• **Task prompt**: Pictures are not part of the copy. Give again exactly the lines from the one with "Rebuild this chart" to the one with "1410,1420,1430,1440,1450,1460,1470,1480,1490,1500];", inclusive.
***** Dataset content *****
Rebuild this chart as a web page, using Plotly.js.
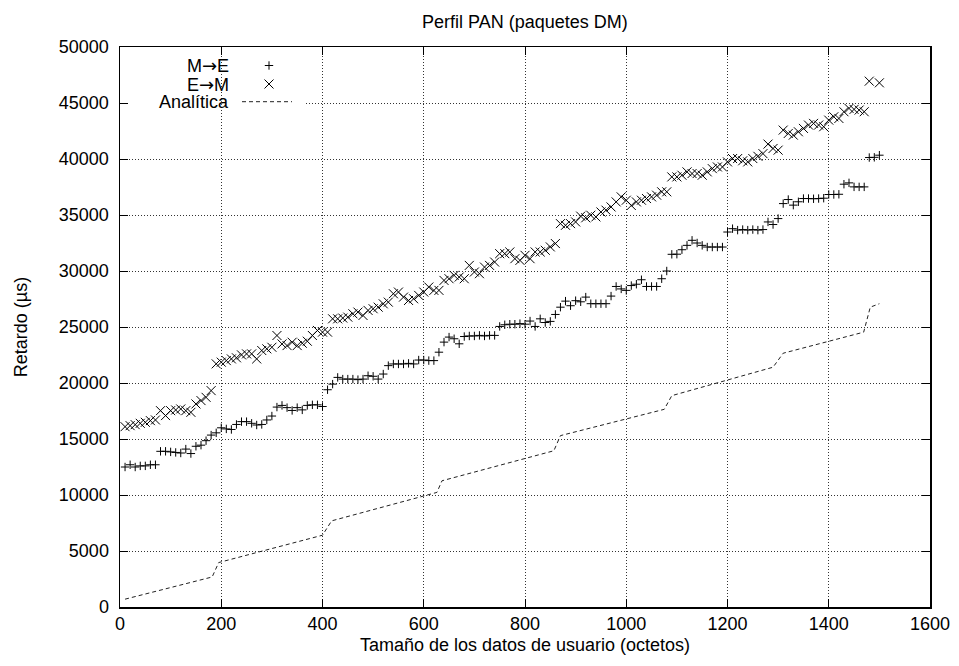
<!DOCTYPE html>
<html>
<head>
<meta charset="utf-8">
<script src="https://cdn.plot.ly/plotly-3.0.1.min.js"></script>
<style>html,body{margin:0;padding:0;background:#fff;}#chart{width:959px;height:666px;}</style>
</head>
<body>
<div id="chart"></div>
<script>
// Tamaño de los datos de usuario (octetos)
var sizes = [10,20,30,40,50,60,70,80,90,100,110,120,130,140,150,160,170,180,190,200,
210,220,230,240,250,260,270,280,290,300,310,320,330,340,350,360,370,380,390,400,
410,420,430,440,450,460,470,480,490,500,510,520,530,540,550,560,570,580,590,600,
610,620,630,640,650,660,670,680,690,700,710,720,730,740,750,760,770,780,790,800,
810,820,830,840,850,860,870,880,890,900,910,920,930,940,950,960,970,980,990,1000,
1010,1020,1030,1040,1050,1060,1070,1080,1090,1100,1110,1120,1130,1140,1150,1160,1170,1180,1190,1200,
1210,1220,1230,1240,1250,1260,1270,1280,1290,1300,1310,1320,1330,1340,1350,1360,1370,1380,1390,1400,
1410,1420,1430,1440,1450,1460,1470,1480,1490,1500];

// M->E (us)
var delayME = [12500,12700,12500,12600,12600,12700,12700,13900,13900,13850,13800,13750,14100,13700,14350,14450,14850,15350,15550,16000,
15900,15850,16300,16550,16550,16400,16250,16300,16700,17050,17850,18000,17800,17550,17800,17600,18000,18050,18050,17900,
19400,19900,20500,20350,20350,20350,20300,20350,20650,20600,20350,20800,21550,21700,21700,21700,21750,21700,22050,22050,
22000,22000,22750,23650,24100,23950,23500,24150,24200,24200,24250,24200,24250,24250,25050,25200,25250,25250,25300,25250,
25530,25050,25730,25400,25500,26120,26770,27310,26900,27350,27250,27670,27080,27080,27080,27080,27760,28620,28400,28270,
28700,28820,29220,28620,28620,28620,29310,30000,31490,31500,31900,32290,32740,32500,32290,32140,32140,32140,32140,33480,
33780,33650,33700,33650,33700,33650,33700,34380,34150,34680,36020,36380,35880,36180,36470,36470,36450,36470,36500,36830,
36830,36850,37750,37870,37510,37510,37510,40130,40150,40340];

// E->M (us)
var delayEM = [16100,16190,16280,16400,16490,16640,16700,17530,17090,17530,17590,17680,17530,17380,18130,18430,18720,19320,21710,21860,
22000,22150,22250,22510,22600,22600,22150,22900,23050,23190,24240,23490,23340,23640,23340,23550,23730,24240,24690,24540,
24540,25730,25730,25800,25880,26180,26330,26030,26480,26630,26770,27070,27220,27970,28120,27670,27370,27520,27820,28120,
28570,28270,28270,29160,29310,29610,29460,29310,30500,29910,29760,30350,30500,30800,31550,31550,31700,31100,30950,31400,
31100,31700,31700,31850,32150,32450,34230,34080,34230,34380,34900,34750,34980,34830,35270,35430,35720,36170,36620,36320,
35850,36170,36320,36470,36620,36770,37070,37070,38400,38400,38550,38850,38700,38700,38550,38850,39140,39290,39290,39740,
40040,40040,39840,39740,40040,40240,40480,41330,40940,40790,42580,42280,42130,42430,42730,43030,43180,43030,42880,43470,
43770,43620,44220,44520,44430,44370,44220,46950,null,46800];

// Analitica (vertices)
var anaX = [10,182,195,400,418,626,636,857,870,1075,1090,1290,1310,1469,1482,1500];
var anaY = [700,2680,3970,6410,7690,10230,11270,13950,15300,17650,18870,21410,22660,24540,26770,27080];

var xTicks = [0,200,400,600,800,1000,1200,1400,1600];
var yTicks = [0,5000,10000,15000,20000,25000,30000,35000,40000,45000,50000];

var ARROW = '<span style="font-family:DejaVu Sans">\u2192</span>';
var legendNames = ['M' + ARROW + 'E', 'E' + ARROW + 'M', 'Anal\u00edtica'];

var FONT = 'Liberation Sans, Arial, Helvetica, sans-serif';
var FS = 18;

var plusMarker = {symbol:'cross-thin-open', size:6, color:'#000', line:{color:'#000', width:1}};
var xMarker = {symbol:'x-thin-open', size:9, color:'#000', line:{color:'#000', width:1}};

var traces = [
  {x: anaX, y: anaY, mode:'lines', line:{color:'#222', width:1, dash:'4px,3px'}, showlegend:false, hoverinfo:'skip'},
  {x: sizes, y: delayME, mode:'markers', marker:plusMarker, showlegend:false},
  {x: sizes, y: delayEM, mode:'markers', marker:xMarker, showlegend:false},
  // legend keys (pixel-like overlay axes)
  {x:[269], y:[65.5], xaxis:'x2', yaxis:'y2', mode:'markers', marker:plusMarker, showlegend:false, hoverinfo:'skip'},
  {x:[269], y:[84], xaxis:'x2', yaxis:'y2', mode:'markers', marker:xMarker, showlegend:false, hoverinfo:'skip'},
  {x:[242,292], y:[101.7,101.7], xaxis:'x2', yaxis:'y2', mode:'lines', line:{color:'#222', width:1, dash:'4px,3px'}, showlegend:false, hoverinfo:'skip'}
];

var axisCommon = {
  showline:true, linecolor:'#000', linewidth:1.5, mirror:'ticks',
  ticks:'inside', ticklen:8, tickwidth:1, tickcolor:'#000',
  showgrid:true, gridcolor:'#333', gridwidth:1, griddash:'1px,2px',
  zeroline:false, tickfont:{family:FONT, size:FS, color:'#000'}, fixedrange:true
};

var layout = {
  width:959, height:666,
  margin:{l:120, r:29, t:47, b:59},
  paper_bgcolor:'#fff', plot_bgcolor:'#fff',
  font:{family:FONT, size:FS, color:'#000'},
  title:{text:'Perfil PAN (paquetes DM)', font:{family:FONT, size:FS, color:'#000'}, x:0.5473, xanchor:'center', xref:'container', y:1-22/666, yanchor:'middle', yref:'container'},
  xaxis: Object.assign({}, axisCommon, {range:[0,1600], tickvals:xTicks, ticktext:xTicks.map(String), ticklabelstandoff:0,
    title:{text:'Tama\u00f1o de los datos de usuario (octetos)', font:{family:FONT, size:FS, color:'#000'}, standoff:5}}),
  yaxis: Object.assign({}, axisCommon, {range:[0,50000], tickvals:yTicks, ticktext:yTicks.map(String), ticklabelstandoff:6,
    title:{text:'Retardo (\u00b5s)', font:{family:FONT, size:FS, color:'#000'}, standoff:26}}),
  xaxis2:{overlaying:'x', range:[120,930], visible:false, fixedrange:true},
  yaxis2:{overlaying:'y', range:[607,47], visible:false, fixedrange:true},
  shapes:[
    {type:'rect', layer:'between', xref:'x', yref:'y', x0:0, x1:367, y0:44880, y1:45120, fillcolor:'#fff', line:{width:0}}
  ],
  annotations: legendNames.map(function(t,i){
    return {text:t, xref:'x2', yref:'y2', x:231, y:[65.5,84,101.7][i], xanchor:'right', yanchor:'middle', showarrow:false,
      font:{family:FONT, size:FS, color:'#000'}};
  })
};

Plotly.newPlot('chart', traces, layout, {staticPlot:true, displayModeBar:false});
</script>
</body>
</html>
*****
***** Dataset content *****
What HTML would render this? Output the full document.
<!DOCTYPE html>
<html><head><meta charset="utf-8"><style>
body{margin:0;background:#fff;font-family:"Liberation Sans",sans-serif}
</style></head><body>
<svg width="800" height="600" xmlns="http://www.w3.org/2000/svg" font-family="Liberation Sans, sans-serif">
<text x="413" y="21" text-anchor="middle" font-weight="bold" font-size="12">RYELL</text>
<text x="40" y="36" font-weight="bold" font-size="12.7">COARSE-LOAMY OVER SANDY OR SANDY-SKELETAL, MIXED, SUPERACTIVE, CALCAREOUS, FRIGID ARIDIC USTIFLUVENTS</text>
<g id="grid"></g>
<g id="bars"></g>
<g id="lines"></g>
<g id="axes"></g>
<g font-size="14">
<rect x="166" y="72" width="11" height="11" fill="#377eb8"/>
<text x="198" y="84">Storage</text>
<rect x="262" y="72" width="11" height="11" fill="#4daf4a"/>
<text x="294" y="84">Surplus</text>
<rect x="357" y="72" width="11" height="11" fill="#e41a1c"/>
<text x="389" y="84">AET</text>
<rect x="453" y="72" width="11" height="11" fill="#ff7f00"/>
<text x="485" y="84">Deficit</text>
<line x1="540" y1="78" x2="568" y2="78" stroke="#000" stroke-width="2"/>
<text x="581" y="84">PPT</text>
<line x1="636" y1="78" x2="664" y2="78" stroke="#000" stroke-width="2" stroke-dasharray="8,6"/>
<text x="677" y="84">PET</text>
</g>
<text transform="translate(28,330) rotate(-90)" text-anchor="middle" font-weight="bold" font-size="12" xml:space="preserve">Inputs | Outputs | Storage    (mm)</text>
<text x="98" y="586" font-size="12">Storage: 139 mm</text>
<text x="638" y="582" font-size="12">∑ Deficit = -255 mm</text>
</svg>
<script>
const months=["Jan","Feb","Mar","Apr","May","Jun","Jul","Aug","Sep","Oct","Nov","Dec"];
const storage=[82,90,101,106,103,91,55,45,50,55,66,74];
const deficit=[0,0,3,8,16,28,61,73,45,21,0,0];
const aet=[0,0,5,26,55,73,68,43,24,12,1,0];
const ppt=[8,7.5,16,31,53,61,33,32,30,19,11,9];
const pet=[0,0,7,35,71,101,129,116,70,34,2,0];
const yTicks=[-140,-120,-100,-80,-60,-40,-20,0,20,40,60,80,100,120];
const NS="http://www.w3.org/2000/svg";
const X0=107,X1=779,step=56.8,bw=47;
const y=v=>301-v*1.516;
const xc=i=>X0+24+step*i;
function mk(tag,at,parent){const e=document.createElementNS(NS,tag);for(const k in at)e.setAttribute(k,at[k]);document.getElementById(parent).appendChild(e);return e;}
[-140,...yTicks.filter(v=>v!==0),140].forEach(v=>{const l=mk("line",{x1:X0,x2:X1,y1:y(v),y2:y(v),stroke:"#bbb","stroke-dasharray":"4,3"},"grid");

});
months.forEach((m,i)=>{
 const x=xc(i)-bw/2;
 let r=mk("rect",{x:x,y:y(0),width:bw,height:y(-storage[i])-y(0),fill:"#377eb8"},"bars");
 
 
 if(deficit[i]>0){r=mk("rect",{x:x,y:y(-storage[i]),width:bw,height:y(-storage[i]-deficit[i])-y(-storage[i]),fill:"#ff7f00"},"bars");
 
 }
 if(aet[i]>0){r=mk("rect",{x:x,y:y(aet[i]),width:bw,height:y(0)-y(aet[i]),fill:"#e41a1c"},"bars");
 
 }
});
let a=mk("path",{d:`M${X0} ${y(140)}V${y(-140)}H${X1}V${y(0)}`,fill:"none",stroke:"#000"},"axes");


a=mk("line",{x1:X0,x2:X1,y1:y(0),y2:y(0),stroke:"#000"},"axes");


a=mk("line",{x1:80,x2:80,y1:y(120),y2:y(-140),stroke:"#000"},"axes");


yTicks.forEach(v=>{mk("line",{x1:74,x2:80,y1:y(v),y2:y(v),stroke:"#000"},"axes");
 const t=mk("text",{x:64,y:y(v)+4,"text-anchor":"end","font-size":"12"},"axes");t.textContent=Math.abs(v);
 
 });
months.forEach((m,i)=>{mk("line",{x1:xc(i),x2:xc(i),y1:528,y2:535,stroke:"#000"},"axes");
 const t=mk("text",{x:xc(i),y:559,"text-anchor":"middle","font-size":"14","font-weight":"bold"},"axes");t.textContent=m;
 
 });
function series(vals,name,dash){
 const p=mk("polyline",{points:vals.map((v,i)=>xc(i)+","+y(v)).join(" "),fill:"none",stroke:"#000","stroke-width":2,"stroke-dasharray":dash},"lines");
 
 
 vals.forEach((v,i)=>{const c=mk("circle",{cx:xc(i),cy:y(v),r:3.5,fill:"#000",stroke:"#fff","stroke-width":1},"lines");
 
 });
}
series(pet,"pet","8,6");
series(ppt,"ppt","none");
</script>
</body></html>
*****
***** Dataset content *****
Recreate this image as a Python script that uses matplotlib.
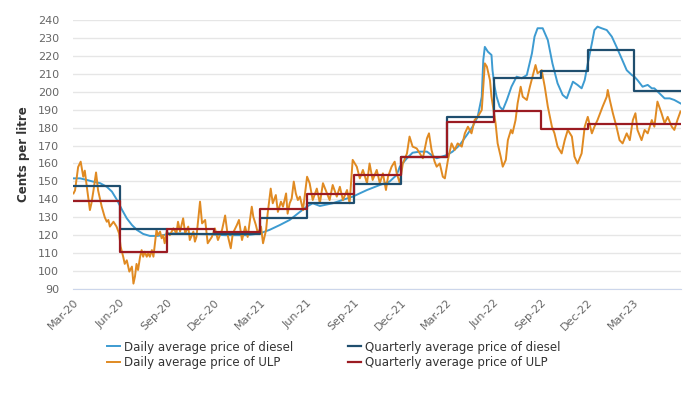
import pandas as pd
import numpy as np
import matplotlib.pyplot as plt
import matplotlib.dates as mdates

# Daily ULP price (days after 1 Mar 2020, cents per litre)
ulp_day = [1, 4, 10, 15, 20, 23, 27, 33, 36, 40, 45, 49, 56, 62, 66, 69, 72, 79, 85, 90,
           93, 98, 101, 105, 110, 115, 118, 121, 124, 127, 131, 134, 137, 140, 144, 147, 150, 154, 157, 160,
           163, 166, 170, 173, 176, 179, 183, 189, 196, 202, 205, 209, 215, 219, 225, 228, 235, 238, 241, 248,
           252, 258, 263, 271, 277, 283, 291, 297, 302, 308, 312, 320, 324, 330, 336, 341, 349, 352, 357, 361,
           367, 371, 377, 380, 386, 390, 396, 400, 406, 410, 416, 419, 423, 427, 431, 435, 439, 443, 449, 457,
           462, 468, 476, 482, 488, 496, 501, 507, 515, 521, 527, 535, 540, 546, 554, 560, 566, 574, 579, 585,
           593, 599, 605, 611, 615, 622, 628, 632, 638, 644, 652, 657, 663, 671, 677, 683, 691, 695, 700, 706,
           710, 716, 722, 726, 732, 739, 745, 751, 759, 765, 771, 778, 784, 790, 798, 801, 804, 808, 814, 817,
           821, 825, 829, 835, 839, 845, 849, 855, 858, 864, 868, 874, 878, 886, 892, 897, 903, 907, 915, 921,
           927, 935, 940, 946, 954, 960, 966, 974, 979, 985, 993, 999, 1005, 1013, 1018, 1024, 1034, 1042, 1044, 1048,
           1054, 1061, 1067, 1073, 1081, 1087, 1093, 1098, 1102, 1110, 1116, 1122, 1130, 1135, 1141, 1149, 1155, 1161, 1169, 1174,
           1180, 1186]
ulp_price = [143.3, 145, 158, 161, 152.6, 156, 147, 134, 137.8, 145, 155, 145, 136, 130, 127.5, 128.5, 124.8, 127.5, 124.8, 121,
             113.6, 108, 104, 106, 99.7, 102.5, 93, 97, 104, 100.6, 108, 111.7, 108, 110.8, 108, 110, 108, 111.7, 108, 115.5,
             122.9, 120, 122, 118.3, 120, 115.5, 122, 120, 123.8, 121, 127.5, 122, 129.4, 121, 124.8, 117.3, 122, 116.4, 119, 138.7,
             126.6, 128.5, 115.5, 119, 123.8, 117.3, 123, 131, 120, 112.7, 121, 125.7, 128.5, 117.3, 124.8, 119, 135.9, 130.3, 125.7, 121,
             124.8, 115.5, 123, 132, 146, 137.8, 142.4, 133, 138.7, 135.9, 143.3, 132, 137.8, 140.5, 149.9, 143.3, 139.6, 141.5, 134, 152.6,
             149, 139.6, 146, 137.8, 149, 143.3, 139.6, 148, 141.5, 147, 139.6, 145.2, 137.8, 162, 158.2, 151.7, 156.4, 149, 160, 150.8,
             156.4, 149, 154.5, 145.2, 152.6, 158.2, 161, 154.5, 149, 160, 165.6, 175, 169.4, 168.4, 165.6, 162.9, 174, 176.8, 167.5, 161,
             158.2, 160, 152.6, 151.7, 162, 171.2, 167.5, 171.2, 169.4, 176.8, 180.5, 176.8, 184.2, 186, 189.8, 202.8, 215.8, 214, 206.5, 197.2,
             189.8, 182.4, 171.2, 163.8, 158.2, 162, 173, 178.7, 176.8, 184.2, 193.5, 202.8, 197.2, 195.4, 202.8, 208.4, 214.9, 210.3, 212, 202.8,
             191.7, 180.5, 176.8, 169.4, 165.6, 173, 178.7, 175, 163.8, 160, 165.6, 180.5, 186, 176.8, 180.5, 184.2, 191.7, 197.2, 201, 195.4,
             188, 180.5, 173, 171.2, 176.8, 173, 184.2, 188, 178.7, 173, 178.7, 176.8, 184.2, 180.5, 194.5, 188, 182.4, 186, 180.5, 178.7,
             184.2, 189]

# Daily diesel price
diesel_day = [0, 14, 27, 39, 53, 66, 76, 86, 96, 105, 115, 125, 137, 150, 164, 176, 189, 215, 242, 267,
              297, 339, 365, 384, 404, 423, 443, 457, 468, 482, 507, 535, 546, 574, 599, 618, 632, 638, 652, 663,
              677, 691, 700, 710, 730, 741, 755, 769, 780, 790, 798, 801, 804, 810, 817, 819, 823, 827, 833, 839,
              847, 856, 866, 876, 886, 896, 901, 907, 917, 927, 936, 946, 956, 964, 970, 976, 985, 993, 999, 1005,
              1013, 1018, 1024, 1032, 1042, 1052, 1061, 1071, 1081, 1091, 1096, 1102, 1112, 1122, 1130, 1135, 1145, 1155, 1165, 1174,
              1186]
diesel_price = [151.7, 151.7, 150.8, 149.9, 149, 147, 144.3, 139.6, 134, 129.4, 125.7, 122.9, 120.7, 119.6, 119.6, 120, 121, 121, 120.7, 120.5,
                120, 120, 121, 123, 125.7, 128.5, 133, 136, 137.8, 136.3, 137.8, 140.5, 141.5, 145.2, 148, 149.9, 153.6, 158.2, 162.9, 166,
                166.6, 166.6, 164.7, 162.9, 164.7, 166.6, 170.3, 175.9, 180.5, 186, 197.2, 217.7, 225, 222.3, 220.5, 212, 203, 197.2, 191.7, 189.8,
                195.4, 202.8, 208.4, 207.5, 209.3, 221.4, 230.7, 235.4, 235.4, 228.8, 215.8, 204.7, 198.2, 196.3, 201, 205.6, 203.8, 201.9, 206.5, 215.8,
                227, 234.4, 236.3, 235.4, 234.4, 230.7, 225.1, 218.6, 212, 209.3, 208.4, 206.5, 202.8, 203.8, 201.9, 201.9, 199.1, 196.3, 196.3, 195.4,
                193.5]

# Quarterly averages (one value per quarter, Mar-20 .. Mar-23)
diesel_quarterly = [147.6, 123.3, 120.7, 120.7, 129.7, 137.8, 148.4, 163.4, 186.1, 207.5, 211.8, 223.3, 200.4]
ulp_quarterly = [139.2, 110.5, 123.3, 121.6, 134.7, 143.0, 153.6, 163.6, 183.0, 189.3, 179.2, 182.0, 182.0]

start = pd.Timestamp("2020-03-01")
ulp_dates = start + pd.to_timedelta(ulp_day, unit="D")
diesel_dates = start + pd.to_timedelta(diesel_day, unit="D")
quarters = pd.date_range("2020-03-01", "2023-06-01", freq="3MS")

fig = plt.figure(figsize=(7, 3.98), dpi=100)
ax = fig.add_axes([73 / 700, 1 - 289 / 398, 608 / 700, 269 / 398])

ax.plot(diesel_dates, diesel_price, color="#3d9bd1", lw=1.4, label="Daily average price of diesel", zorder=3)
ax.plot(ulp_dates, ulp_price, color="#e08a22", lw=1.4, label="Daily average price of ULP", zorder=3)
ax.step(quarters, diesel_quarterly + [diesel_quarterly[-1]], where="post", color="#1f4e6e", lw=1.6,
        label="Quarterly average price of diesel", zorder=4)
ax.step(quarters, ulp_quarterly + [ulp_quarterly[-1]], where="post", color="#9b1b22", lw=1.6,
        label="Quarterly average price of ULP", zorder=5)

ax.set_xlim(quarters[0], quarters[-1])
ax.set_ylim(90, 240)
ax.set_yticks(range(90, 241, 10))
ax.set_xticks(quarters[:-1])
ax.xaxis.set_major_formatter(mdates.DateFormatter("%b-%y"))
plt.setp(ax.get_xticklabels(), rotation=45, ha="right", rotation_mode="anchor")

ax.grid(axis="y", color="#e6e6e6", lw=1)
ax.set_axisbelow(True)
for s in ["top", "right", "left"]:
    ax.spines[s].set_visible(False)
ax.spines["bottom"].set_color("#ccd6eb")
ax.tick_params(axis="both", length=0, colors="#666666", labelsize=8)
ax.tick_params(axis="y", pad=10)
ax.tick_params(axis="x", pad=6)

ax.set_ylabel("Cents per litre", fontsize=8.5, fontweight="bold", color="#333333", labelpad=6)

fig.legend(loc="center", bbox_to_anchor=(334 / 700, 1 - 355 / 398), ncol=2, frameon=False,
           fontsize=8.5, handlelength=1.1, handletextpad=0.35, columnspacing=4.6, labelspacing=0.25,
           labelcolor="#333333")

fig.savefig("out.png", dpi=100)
*****
• **Output below**:
Rebuild this chart as a web page, using Plotly.js.
<!DOCTYPE html>
<html>
<head>
<meta charset="utf-8">
<script src="https://cdn.plot.ly/plotly-3.0.1.min.js"></script>
<style>html,body{margin:0;padding:0;background:#fff;}#chart{width:959px;height:666px;}</style>
</head>
<body>
<div id="chart"></div>
<script>
// Tamaño de los datos de usuario (octetos)
var sizes = [10,20,30,40,50,60,70,80,90,100,110,120,130,140,150,160,170,180,190,200,
210,220,230,240,250,260,270,280,290,300,310,320,330,340,350,360,370,380,390,400,
410,420,430,440,450,460,470,480,490,500,510,520,530,540,550,560,570,580,590,600,
610,620,630,640,650,660,670,680,690,700,710,720,730,740,750,760,770,780,790,800,
810,820,830,840,850,860,870,880,890,900,910,920,930,940,950,960,970,980,990,1000,
1010,1020,1030,1040,1050,1060,1070,1080,1090,1100,1110,1120,1130,1140,1150,1160,1170,1180,1190,1200,
1210,1220,1230,1240,1250,1260,1270,1280,1290,1300,1310,1320,1330,1340,1350,1360,1370,1380,1390,1400,
1410,1420,1430,1440,1450,1460,1470,1480,1490,1500];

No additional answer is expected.